### Dataset content:
BEGIN

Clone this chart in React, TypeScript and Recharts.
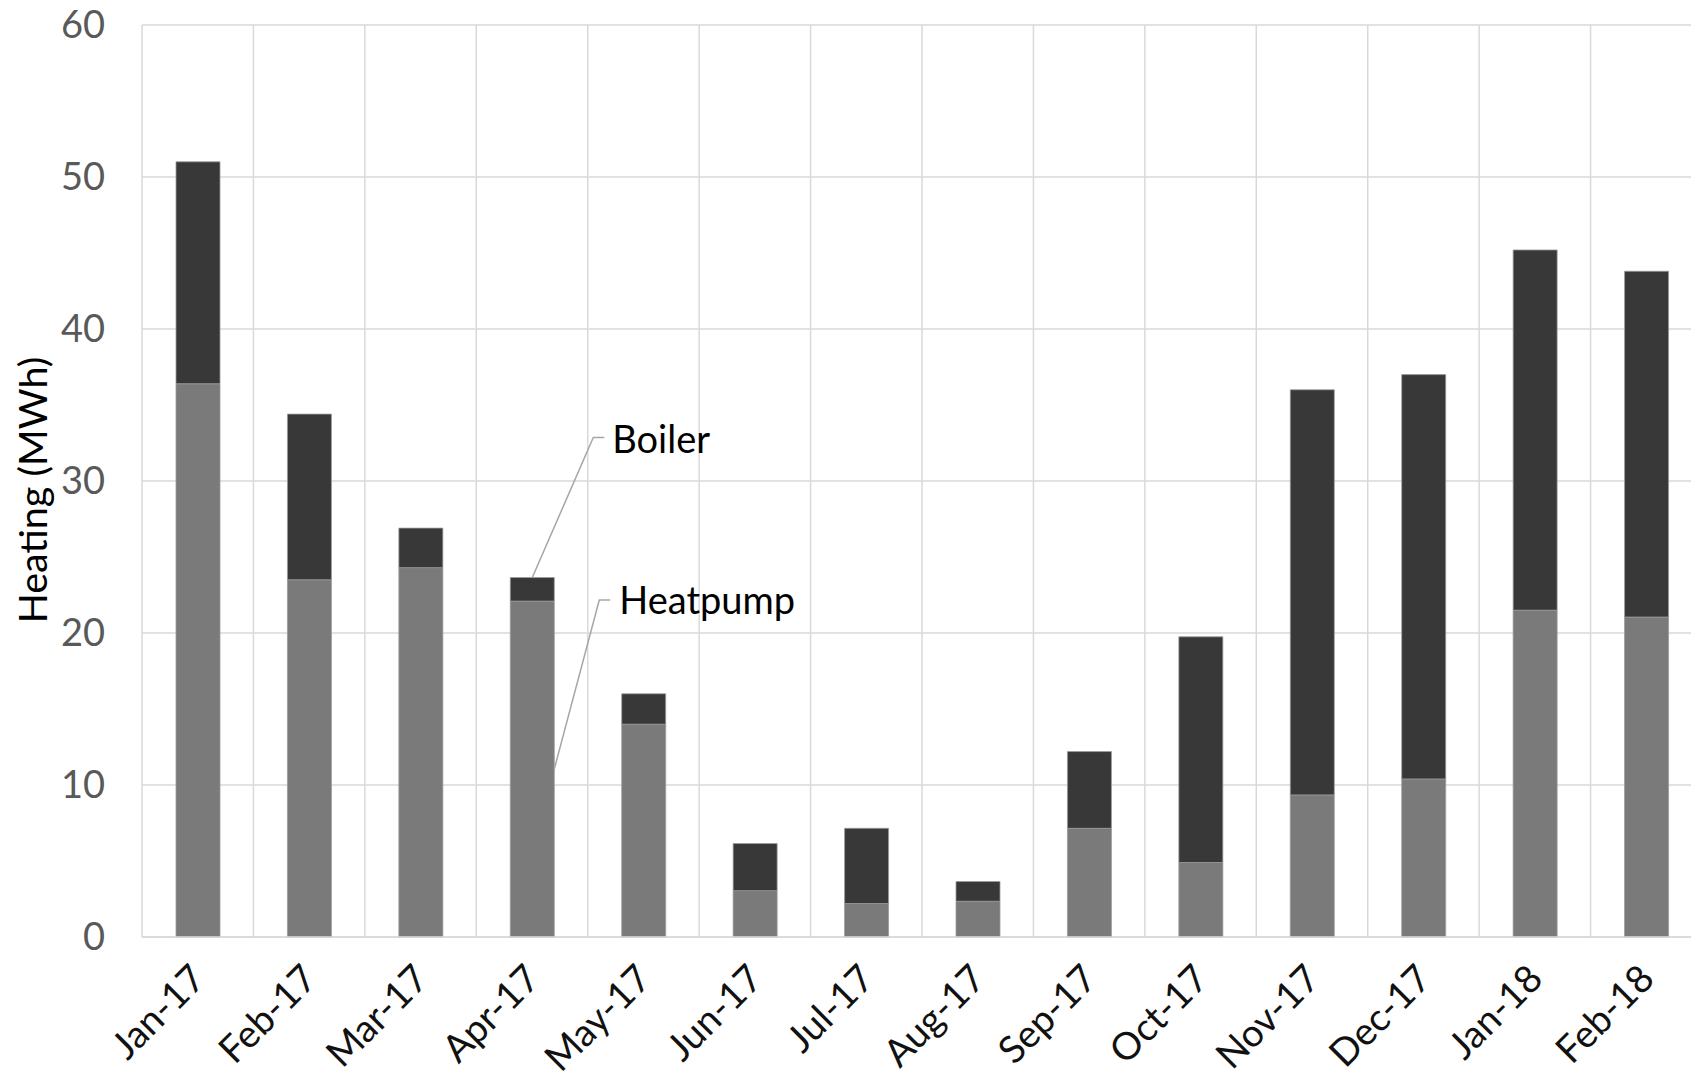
import React from 'react';
import { BarChart, Bar, XAxis, YAxis, CartesianGrid, LabelList, Label } from 'recharts';

// Monthly heating delivered, split by source (MWh)
const months = [
  'Jan-17', 'Feb-17', 'Mar-17', 'Apr-17', 'May-17', 'Jun-17', 'Jul-17',
  'Aug-17', 'Sep-17', 'Oct-17', 'Nov-17', 'Dec-17', 'Jan-18', 'Feb-18',
];
const heatpump = [36.4, 23.5, 24.3, 22.1, 14.0, 3.05, 2.2, 2.35, 7.15, 4.9, 9.35, 10.4, 21.5, 21.05];
const boiler = [14.6, 10.9, 2.6, 1.55, 2.0, 3.1, 4.95, 1.3, 5.05, 14.85, 26.65, 26.6, 23.7, 22.75];
const yTicks = [0, 10, 20, 30, 40, 50, 60];

const data = months.map((month, i) => ({ month, heatpump: heatpump[i], boiler: boiler[i] }));

const FONT = 'Lato, "Open Sans", "DejaVu Sans", sans-serif';
const GRID = '#d9d9d9';
const BOILER_FILL = '#383838';
const HEATPUMP_FILL = '#7a7a7a';
const LEADER = '#a6a6a6';
// series labels are attached to this month's bar
const CALLOUT_INDEX = 3;

const MonthTick = (props: any) => {
  const { x, y, payload } = props;
  return (
    <g transform={`translate(${Number(x) + 10},${Number(y) + 36})`}>
      <text textAnchor="end" transform="rotate(-45)" fontFamily={FONT} fontSize={38} fill="#111111">
        {payload.value}
      </text>
    </g>
  );
};

const ValueTick = (props: any) => {
  const { x, y, payload } = props;
  return (
    <text x={x} y={y} dy={13} textAnchor="end" fontFamily={FONT} fontSize={38} fill="#595959">
      {payload.value}
    </text>
  );
};

const BoilerCallout = (props: any) => {
  const { x, y, width, index } = props;
  if (index !== CALLOUT_INDEX) return null;
  const x0 = Number(x) + Number(width) / 2;
  const y0 = Number(y);
  const x1 = x0 + 61;
  const y1 = y0 - 140;
  return (
    <g>
      <polyline points={`${x0},${y0} ${x1},${y1} ${x1 + 11},${y1}`} fill="none" stroke={LEADER} strokeWidth={1.5} />
      <text x={x1 + 19} y={y1 + 15} fontFamily={FONT} fontSize={38} fill="#000000">
        Boiler
      </text>
    </g>
  );
};

const HeatpumpCallout = (props: any) => {
  const { x, y, width, height, index } = props;
  if (index !== CALLOUT_INDEX) return null;
  const x0 = Number(x) + Number(width);
  const y0 = Number(y) + Number(height) / 2;
  const x1 = x0 + 45;
  const y1 = y0 - 169;
  return (
    <g>
      <polyline points={`${x0},${y0} ${x1},${y1} ${x1 + 11},${y1}`} fill="none" stroke={LEADER} strokeWidth={1.5} />
      <text x={x1 + 20} y={y1 + 14} fontFamily={FONT} fontSize={38} fill="#000000">
        Heatpump
      </text>
    </g>
  );
};

const AxisTitle = (props: any) => {
  const vb = props.viewBox || { x: 0, y: 0, width: 0, height: 0 };
  const tx = vb.x + 47;
  const ty = vb.y + vb.height / 2 + 9;
  return (
    <text
      x={tx}
      y={ty}
      transform={`rotate(-90, ${tx}, ${ty})`}
      textAnchor="middle"
      fontFamily={FONT}
      fontSize={39.5}
      fill="#000000"
    >
      Heating (MWh)
    </text>
  );
};

export default function App() {
  return (
    <div
      style={{
        position: 'fixed',
        left: 0,
        top: 0,
        width: 1691,
        height: 1081,
        overflow: 'hidden',
        background: '#ffffff',
      }}
    >
      <BarChart
        width={1702}
        height={1081}
        data={data}
        margin={{ top: 25, right: 0, bottom: 0, left: 0 }}
        barSize={44}
      >
        <CartesianGrid
          stroke={GRID}
          strokeWidth={1.5}
          verticalCoordinatesGenerator={({ offset }: any) =>
            [...months.map((_, i) => offset.left + (i * offset.width) / months.length), offset.left + offset.width]
          }
        />
        <XAxis
          dataKey="month"
          height={144}
          interval={0}
          tickLine={false}
          axisLine={{ stroke: GRID, strokeWidth: 1.5 }}
          tick={<MonthTick />}
        />
        <YAxis
          width={142}
          domain={[0, 60]}
          ticks={yTicks}
          interval={0}
          tickLine={false}
          axisLine={false}
          tickSize={6}
          tickMargin={31}
          tick={<ValueTick />}
        >
          <Label content={<AxisTitle />} />
        </YAxis>
        <Bar dataKey="heatpump" stackId="heat" fill={HEATPUMP_FILL} stroke="#9a9a9a" strokeWidth={0.8} isAnimationActive={false}>
          <LabelList dataKey="heatpump" content={<HeatpumpCallout />} />
        </Bar>
        <Bar dataKey="boiler" stackId="heat" fill={BOILER_FILL} stroke="#9a9a9a" strokeWidth={0.8} isAnimationActive={false}>
          <LabelList dataKey="boiler" content={<BoilerCallout />} />
        </Bar>
      </BarChart>
    </div>
  );
}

END

### Task to carry out:
Please write out all of the material above without changing a word, and omit any pictures.

### Solution for this problem:
Clone this chart in React, TypeScript and Recharts.
import React from 'react';
import { BarChart, Bar, XAxis, YAxis, CartesianGrid, LabelList, Label } from 'recharts';

// Monthly heating delivered, split by source (MWh)
const months = [
  'Jan-17', 'Feb-17', 'Mar-17', 'Apr-17', 'May-17', 'Jun-17', 'Jul-17',
  'Aug-17', 'Sep-17', 'Oct-17', 'Nov-17', 'Dec-17', 'Jan-18', 'Feb-18',
];
const heatpump = [36.4, 23.5, 24.3, 22.1, 14.0, 3.05, 2.2, 2.35, 7.15, 4.9, 9.35, 10.4, 21.5, 21.05];
const boiler = [14.6, 10.9, 2.6, 1.55, 2.0, 3.1, 4.95, 1.3, 5.05, 14.85, 26.65, 26.6, 23.7, 22.75];
const yTicks = [0, 10, 20, 30, 40, 50, 60];

const data = months.map((month, i) => ({ month, heatpump: heatpump[i], boiler: boiler[i] }));

const FONT = 'Lato, "Open Sans", "DejaVu Sans", sans-serif';
const GRID = '#d9d9d9';
const BOILER_FILL = '#383838';
const HEATPUMP_FILL = '#7a7a7a';
const LEADER = '#a6a6a6';
// series labels are attached to this month's bar
const CALLOUT_INDEX = 3;

const MonthTick = (props: any) => {
  const { x, y, payload } = props;
  return (
    <g transform={`translate(${Number(x) + 10},${Number(y) + 36})`}>
      <text textAnchor="end" transform="rotate(-45)" fontFamily={FONT} fontSize={38} fill="#111111">
        {payload.value}
      </text>
    </g>
  );
};

const ValueTick = (props: any) => {
  const { x, y, payload } = props;
  return (
    <text x={x} y={y} dy={13} textAnchor="end" fontFamily={FONT} fontSize={38} fill="#595959">
      {payload.value}
    </text>
  );
};

const BoilerCallout = (props: any) => {
  const { x, y, width, index } = props;
  if (index !== CALLOUT_INDEX) return null;
  const x0 = Number(x) + Number(width) / 2;
  const y0 = Number(y);
  const x1 = x0 + 61;
  const y1 = y0 - 140;
  return (
    <g>
      <polyline points={`${x0},${y0} ${x1},${y1} ${x1 + 11},${y1}`} fill="none" stroke={LEADER} strokeWidth={1.5} />
      <text x={x1 + 19} y={y1 + 15} fontFamily={FONT} fontSize={38} fill="#000000">
        Boiler
      </text>
    </g>
  );
};

const HeatpumpCallout = (props: any) => {
  const { x, y, width, height, index } = props;
  if (index !== CALLOUT_INDEX) return null;
  const x0 = Number(x) + Number(width);
  const y0 = Number(y) + Number(height) / 2;
  const x1 = x0 + 45;
  const y1 = y0 - 169;
  return (
    <g>
      <polyline points={`${x0},${y0} ${x1},${y1} ${x1 + 11},${y1}`} fill="none" stroke={LEADER} strokeWidth={1.5} />
      <text x={x1 + 20} y={y1 + 14} fontFamily={FONT} fontSize={38} fill="#000000">
        Heatpump
      </text>
    </g>
  );
};

const AxisTitle = (props: any) => {
  const vb = props.viewBox || { x: 0, y: 0, width: 0, height: 0 };
  const tx = vb.x + 47;
  const ty = vb.y + vb.height / 2 + 9;
  return (
    <text
      x={tx}
      y={ty}
      transform={`rotate(-90, ${tx}, ${ty})`}
      textAnchor="middle"
      fontFamily={FONT}
      fontSize={39.5}
      fill="#000000"
    >
      Heating (MWh)
    </text>
  );
};

export default function App() {
  return (
    <div
      style={{
        position: 'fixed',
        left: 0,
        top: 0,
        width: 1691,
        height: 1081,
        overflow: 'hidden',
        background: '#ffffff',
      }}
    >
      <BarChart
        width={1702}
        height={1081}
        data={data}
        margin={{ top: 25, right: 0, bottom: 0, left: 0 }}
        barSize={44}
      >
        <CartesianGrid
          stroke={GRID}
          strokeWidth={1.5}
          verticalCoordinatesGenerator={({ offset }: any) =>
            [...months.map((_, i) => offset.left + (i * offset.width) / months.length), offset.left + offset.width]
          }
        />
        <XAxis
          dataKey="month"
          height={144}
          interval={0}
          tickLine={false}
          axisLine={{ stroke: GRID, strokeWidth: 1.5 }}
          tick={<MonthTick />}
        />
        <YAxis
          width={142}
          domain={[0, 60]}
          ticks={yTicks}
          interval={0}
          tickLine={false}
          axisLine={false}
          tickSize={6}
          tickMargin={31}
          tick={<ValueTick />}
        >
          <Label content={<AxisTitle />} />
        </YAxis>
        <Bar dataKey="heatpump" stackId="heat" fill={HEATPUMP_FILL} stroke="#9a9a9a" strokeWidth={0.8} isAnimationActive={false}>
          <LabelList dataKey="heatpump" content={<HeatpumpCallout />} />
        </Bar>
        <Bar dataKey="boiler" stackId="heat" fill={BOILER_FILL} stroke="#9a9a9a" strokeWidth={0.8} isAnimationActive={false}>
          <LabelList dataKey="boiler" content={<BoilerCallout />} />
        </Bar>
      </BarChart>
    </div>
  );
}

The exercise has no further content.